Our unity in the statewide strike was unprecedented, as we stood #55Strong for thirteen solid days. We were not merely standing for ourselves or each other, but for our students, our service personnel, and ALL public employees. When we chose to walk, we did not do so lightly, and that choice was only made after all other measures had failed. When we chose to walk, we were filled with fear and uncertainty—for the wellbeing of our students, for our own livelihoods, for the very future of education in the state of West Virginia. But we chose to walk because we knew it was the only real choice we had before us; if we did not, our collective voice would have been lost, and with it the power to create change.
Our unification is important not because we “won” the 5% pay raise (which, in reality, will only see an addition of 50-60 dollars on our net income per pay period, still keeping us at a solid 48 in the nation), nor because we “won” a “freeze” of our benefits while a government-appointed taskforce addresses skyrocketing rates; our unification is important for the sake of being united in a fight to change education in this state. You see, the educational giant had lain dormant for decades, but the noise that shook the halls of the capitol building roused it from sleep.
We must not quietly accept this shallow victory and return to our classrooms and shove our heads back in the dirt. We must not return to the isolated islands. We need to harness the energy and momentum we have created and work as a unified force to evolutionize education in the state of West Virginia. We have created a tidal wave of unity across the nation, inspiring others to band together to demand respect as educators and protected, livable, competitive wages. Imagine what other ripples we might send across the nation. Imagine how incredible it would be to see West Virginia leading the change in education.

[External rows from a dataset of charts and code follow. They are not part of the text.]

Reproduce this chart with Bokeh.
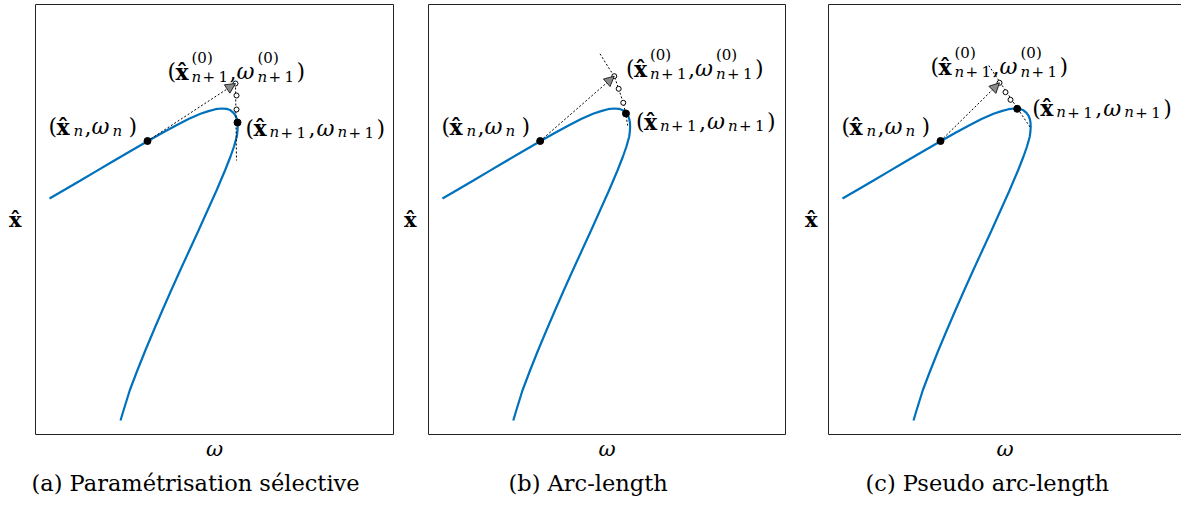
from bokeh.plotting import figure
from bokeh.layouts import row
from bokeh.models import (ColumnDataSource, Arrow, NormalHead, LinearAxis,
                          FixedTicker, Title, Range1d)
from bokeh.core.properties import value, field
from bokeh.embed import file_html
from bokeh.resources import INLINE

SERIF = "DejaVu Serif"
BLUE = "#0072BD"

# ---------------- data (arbitrary units) ----------------
captions = ["(a) Paramétrisation sélective", "(b) Arc-length", "(c) Pseudo arc-length"]
xlabel = "ω"
ylabel = "x\u0302"

# solution branch x̂(ω) (same in the three panels)
curve_omega = [0.14, 0.30, 0.45, 0.60, 0.75, 0.93, 1.12, 1.27, 1.40, 1.53, 1.65, 1.73,
               1.80, 1.86, 1.91, 1.95, 1.98, 2.00, 2.013, 2.02, 2.022, 2.02, 2.013,
               1.985, 1.95, 1.895, 1.81, 1.72, 1.63, 1.538, 1.446, 1.356, 1.268,
               1.182, 1.098, 1.018, 0.942, 0.88, 0.85]
curve_xhat = [2.36, 2.452, 2.54, 2.629, 2.717, 2.822, 2.932, 3.017, 3.088, 3.154, 3.207,
              3.234, 3.253, 3.26, 3.257, 3.242, 3.217, 3.188, 3.155, 3.12, 3.08, 3.04,
              2.98, 2.88, 2.78, 2.64, 2.44, 2.24, 2.04, 1.84, 1.64, 1.44, 1.24,
              1.04, 0.84, 0.64, 0.44, 0.24, 0.14]

# converged point n (same in the three panels)
n_omega = 1.12
n_xhat = 2.935

# per panel: converged point n+1, predictor, corrector iterates, corrector path
next_omega = [2.02, 1.98, 1.887]
next_xhat = [3.12, 3.21, 3.257]
pred_omega = [2.00, 1.863, 1.71]
pred_xhat = [3.51, 3.583, 3.517]
iter_omega = [[2.01, 2.01], [1.907, 1.953], [1.77, 1.82]]
iter_xhat = [[3.39, 3.25], [3.457, 3.317], [3.423, 3.347]]
corr_omega = [[2.00, 2.01],
              [1.72, 1.803, 1.863, 1.907, 1.953, 1.98, 1.997],
              [1.603, 2.02]]
corr_xhat = [[3.51, 2.74],
             [3.807, 3.673, 3.583, 3.457, 3.317, 3.197, 3.09],
             [3.69, 3.067]]

# ---------------- layout / style ----------------
H = 503
FIG_W = [400, 401, 380]
BORDER_L = [35, 27, 27]
BORDER_R = [7, 16, 0]
X_END = [3.58, 3.58, 3.53]
YLAB_STANDOFF = [14, 12, 11]
CAPTION_OFFSET = [-4, 80, 37]
LABEL_N_AT = [(0.13, 3.08), (0.13, 3.08), (0.13, 3.08)]
LABEL_PRED_AT = [(1.32, 3.63), (1.98, 3.66), (1.02, 3.68)]
LABEL_NEXT_AT = [(2.10, 3.065), (2.08, 3.13), (2.037, 3.262)]
M, S = "22px", "15px"


def sub(dx, dy):
    return [("n", dx, dy, S, "italic"), ("+", dx + 11, dy, S, "normal"),
            ("1", dx + 27, dy, S, "normal")]


PIECES_N = [("(", 0, 0, M, "normal"), ("x\u0302", 8, 0, M, "bold"),
            ("n", 25, 4, S, "italic"), (",", 36, 0, M, "normal"),
            ("ω", 43, 0, M, "italic"), ("n", 64, 4, S, "italic"),
            (")", 80, 0, M, "normal")]
PIECES_PRED = ([("(", 0, 0, M, "normal"), ("x\u0302", 8, 0, M, "bold"),
                ("(0)", 24, -14, S, "normal")] + sub(24, 5) +
               [(",", 62, 0, M, "normal"), ("ω", 69, 0, M, "italic"),
                ("(0)", 90, -14, S, "normal")] + sub(90, 5) +
               [(")", 129, 0, M, "normal")])
PIECES_NEXT = ([("(", 0, 0, M, "normal"), ("x\u0302", 8, 0, M, "bold")] + sub(24, 4) +
               [(",", 63, 0, M, "normal"), ("ω", 71, 0, M, "italic")] + sub(92, 4) +
               [(")", 131, 0, M, "normal")])


def add_math_label(p, at, pieces):
    src = ColumnDataSource(dict(
        x=[at[0]] * len(pieces), y=[at[1]] * len(pieces),
        text=[q[0] for q in pieces], dx=[q[1] for q in pieces],
        dy=[q[2] for q in pieces], size=[q[3] for q in pieces],
        style=[q[4] for q in pieces]))
    p.text(x="x", y="y", text="text", x_offset=field("dx"), y_offset=field("dy"),
           text_font_size=field("size"), text_font_style=field("style"),
           text_font=value(SERIF), text_align="left", text_baseline="alphabetic",
           text_color="black", source=src)


def bare_axis(label=None):
    ax = LinearAxis(ticker=FixedTicker(ticks=[]), axis_line_color="#222222",
                    axis_line_width=1, major_tick_line_color=None,
                    minor_tick_line_color=None, major_tick_out=0, major_tick_in=0,
                    minor_tick_out=0, minor_tick_in=0,
                    major_label_text_font_size="0px", major_label_standoff=0)
    if label is not None:
        ax.axis_label = label
        ax.axis_label_text_font = SERIF
        ax.axis_label_text_font_size = "21px"
        ax.axis_label_text_color = "black"
    return ax


figs = []
for i in range(3):
    p = figure(width=FIG_W[i], height=H, x_range=Range1d(0, X_END[i]),
               y_range=Range1d(0, 4.30), output_backend="svg", toolbar_location=None,
               x_axis_location=None, y_axis_location=None,
               min_border_left=BORDER_L[i], min_border_right=BORDER_R[i],
               min_border_top=4, min_border_bottom=69)
    p.outline_line_color = None
    p.grid.visible = False
    p.background_fill_color = "white"
    p.border_fill_color = "white"

    yax = bare_axis(ylabel)
    yax.axis_label_text_font_style = "bold"
    yax.axis_label_standoff = YLAB_STANDOFF[i]
    try:
        yax.axis_label_orientation = "horizontal"
    except Exception:
        pass
    p.add_layout(yax, "left")

    xax = bare_axis(xlabel)
    xax.axis_label_text_font_style = "italic"
    xax.axis_label_standoff = 2
    p.add_layout(xax, "below")
    p.add_layout(bare_axis(), "above")
    if i < 2:
        p.add_layout(bare_axis(), "right")

    p.add_layout(Title(text=captions[i], align="left", offset=CAPTION_OFFSET[i],
                       text_font=SERIF, text_font_size="22.5px",
                       text_font_style="normal", text_color="black", standoff=8),
                 "below")

    # branch
    p.line(curve_omega, curve_xhat, line_color=BLUE, line_width=2.2)
    # predictor
    p.line([n_omega, pred_omega[i]], [n_xhat, pred_xhat[i]], line_color="black",
           line_width=1, line_dash="2 2")
    # corrector path
    p.line(corr_omega[i], corr_xhat[i], line_color="black", line_width=1,
           line_dash="2 2")
    p.add_layout(Arrow(end=NormalHead(size=10, fill_color="#8a8a8a",
                                      line_color="black", line_width=0.8),
                       x_start=n_omega, y_start=n_xhat,
                       x_end=pred_omega[i], y_end=pred_xhat[i], line_alpha=0))
    # iterates
    p.scatter([pred_omega[i]] + iter_omega[i], [pred_xhat[i]] + iter_xhat[i],
              size=5, fill_color="white", line_color="black", line_width=1)
    # converged points
    p.scatter([n_omega, next_omega[i]], [n_xhat, next_xhat[i]], size=7,
              fill_color="black", line_color="black")

    add_math_label(p, LABEL_N_AT[i], PIECES_N)
    add_math_label(p, LABEL_PRED_AT[i], PIECES_PRED)
    add_math_label(p, LABEL_NEXT_AT[i], PIECES_NEXT)
    figs.append(p)

layout = row(*figs, spacing=0)
open("out.html", "w").write(file_html(layout, INLINE))
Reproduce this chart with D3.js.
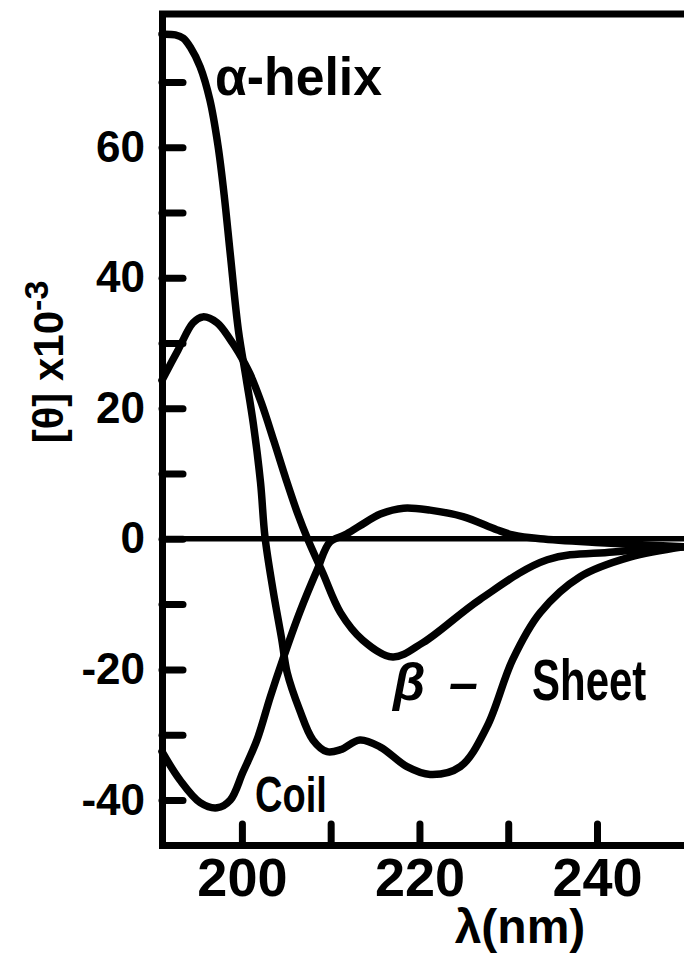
<!DOCTYPE html>
<html>
<head>
<meta charset="utf-8">
<script src="https://cdn.jsdelivr.net/npm/d3@7"></script>
<style>
  html, body { margin: 0; padding: 0; background: #fff; }
  svg { display: block; }
  text { fill: #000; }
</style>
</head>
<body>
<svg id="chart" width="684" height="962"></svg>
<script>
// Mean residue ellipticity [θ]×10⁻³ versus wavelength (nm)
const helixNm    = [191.0, 192.5, 193.4, 194.2, 195.3, 196.4, 197.3, 198.0, 198.7, 199.6, 200.5, 201.3, 202.1, 202.6, 203.5, 204.5, 205.1, 206.5, 208.0, 209.6, 211.1, 213.3, 215.6, 218.6, 221.2, 224.6, 227.6, 230.5, 233.6, 238.1, 243.7, 249.8];
const helixTheta = [77.3, 77.2, 76.7, 75.3, 72.3, 67.2, 60.3, 52.7, 43.5, 32.0, 24.4, 17.5, 8.6, 0.3, -7.8, -15.5, -20.5, -26.2, -30.8, -32.6, -32.3, -30.8, -31.9, -34.9, -36.1, -34.9, -28.8, -18.5, -11.3, -5.8, -2.8, -1.2];

const sheetNm    = [191.0, 192.8, 194.5, 195.6, 197.2, 198.7, 199.6, 200.9, 202.2, 203.6, 205.0, 206.3, 207.4, 209.1, 211.1, 213.6, 217.0, 220.4, 226.8, 234.4, 241.8, 249.8];
const sheetTheta = [24.3, 28.9, 33.1, 34.0, 33.1, 30.5, 28.6, 25.3, 20.8, 15.0, 9.0, 3.8, 0.0, -5.2, -11.3, -15.5, -18.1, -15.9, -9.3, -3.2, -2.0, -1.2];

const coilNm     = [191.0, 193.0, 195.3, 197.2, 198.7, 200.1, 201.7, 203.2, 204.6, 206.5, 208.5, 209.9, 211.6, 213.3, 215.6, 218.2, 221.2, 224.9, 228.7, 230.5, 233.6, 240.4, 249.8];
const coilTheta  = [-32.6, -36.9, -40.4, -41.2, -40.0, -35.8, -30.8, -24.2, -18.5, -11.3, -4.7, -0.5, 0.6, 2.0, 3.8, 4.7, 4.4, 3.4, 1.4, 0.6, 0.0, -0.6, -1.2];

const xTicks       = [200, 210, 220, 230, 240];
const xTickLabels  = ["200", "", "220", "", "240"];
const yTicks       = [-40, -30, -20, -10, 0, 10, 20, 30, 40, 50, 60, 70];
const yTickLabels  = ["-40", "", "-20", "", "0", "", "20", "", "40", "", "60", ""];

const xDomain = [191, 249.8];
const yDomain = [-46.9, 80.4];

const svg = d3.select("#chart");
const plotLeft = 162, plotRight = 684, plotTop = 14, plotBottom = 845;

const x = d3.scaleLinear().domain(xDomain).range([plotLeft, plotRight]);
const y = d3.scaleLinear().domain(yDomain).range([plotBottom, plotTop]);

const ink = "#000";
const sans = "'Liberation Sans', Arial, sans-serif";

// frame top edge
svg.append("line")
  .attr("x1", plotLeft - 3).attr("x2", plotRight)
  .attr("y1", plotTop).attr("y2", plotTop)
  .attr("stroke", ink).attr("stroke-width", 7);

// zero baseline
svg.append("line")
  .attr("x1", plotLeft).attr("x2", plotRight)
  .attr("y1", y(0)).attr("y2", y(0))
  .attr("stroke", ink).attr("stroke-width", 5.5);

// y axis, ticks pointing inward
const yAxis = d3.axisLeft(y)
  .tickValues(yTicks)
  .tickFormat((d, i) => yTickLabels[i])
  .tickSize(-21)
  .tickSizeOuter(0)
  .tickPadding(17);

const gy = svg.append("g").attr("transform", `translate(${plotLeft},0)`).call(yAxis);
gy.select(".domain").attr("stroke", ink).attr("stroke-width", 7).attr("stroke-linecap", "square");
gy.selectAll(".tick line").attr("stroke", ink).attr("stroke-width", 7).attr("stroke-linecap", "round");
gy.selectAll(".tick text")
  .attr("font-family", sans).attr("font-weight", "bold").attr("font-size", 44).attr("fill", ink);

// x axis, ticks pointing inward
const xAxis = d3.axisBottom(x)
  .tickValues(xTicks)
  .tickFormat((d, i) => xTickLabels[i])
  .tickSize(-21)
  .tickSizeOuter(0)
  .tickPadding(13);

const gx = svg.append("g").attr("transform", `translate(0,${plotBottom})`).call(xAxis);
gx.select(".domain").attr("stroke", ink).attr("stroke-width", 7).attr("stroke-linecap", "square");
gx.selectAll(".tick line").attr("stroke", ink).attr("stroke-width", 7).attr("stroke-linecap", "round");
gx.selectAll(".tick text")
  .attr("font-family", sans).attr("font-weight", "bold").attr("font-size", 54).attr("fill", ink);

// spectra
const line = d3.line()
  .x(d => x(d[0]))
  .y(d => y(d[1]))
  .curve(d3.curveCatmullRom.alpha(0.5));

const series = [
  d3.zip(helixNm, helixTheta),
  d3.zip(sheetNm, sheetTheta),
  d3.zip(coilNm, coilTheta)
];

svg.append("g").selectAll("path")
  .data(series)
  .join("path")
  .attr("d", line)
  .attr("fill", "none")
  .attr("stroke", ink)
  .attr("stroke-width", 7.5)
  .attr("stroke-linejoin", "round")
  .attr("stroke-linecap", "round");

// curve labels
svg.append("text")
  .attr("x", 215).attr("y", 95)
  .attr("font-family", sans).attr("font-weight", "bold").attr("font-size", 54)
  .attr("textLength", 167).attr("lengthAdjust", "spacingAndGlyphs")
  .text("α-helix");

svg.append("text")
  .attr("x", 393).attr("y", 700)
  .attr("font-family", sans).attr("font-weight", "bold").attr("font-style", "italic").attr("font-size", 52)
  .attr("textLength", 85).attr("lengthAdjust", "spacing")
  .text("β –");

// tall, narrow lettering: stretched vertically around its baseline
svg.append("text")
  .attr("transform", "translate(532,700) scale(1,1.35)")
  .attr("font-family", sans).attr("font-weight", "bold").attr("font-size", 42)
  .text("Sheet");

svg.append("text")
  .attr("transform", "translate(255,812) scale(1,1.3)")
  .attr("font-family", sans).attr("font-weight", "bold").attr("font-size", 38)
  .text("Coil");

// axis titles
svg.append("text")
  .attr("x", 520).attr("y", 943)
  .attr("text-anchor", "middle")
  .attr("font-family", sans).attr("font-weight", "bold").attr("font-size", 48)
  .text("λ(nm)");

const yTitle = svg.append("text")
  .attr("transform", "translate(63,362) rotate(-90)")
  .attr("text-anchor", "middle")
  .attr("font-family", sans).attr("font-weight", "bold").attr("font-size", 42);
yTitle.append("tspan").text("[θ] x10");
yTitle.append("tspan").attr("dy", -15).attr("font-size", 34).text("-3");
</script>
</body>
</html>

Our world is evolving, work places are evolving, education must evolve, and teachers must be the catalyst of evolution. So as many walked away happy and satisfied, many more of us walked away somberly, because we knew we had not really “won.” Victory occurs at the close, and many of us knew the war had only just begin. We walked away asking, “What now? What’s next?” And so I leave you with that question: Where do we go from here? What battle should the educational giant arm itself for next? What are our students needs? Where are we failing them? Where do we need to take education over the next decade? And how will we get there?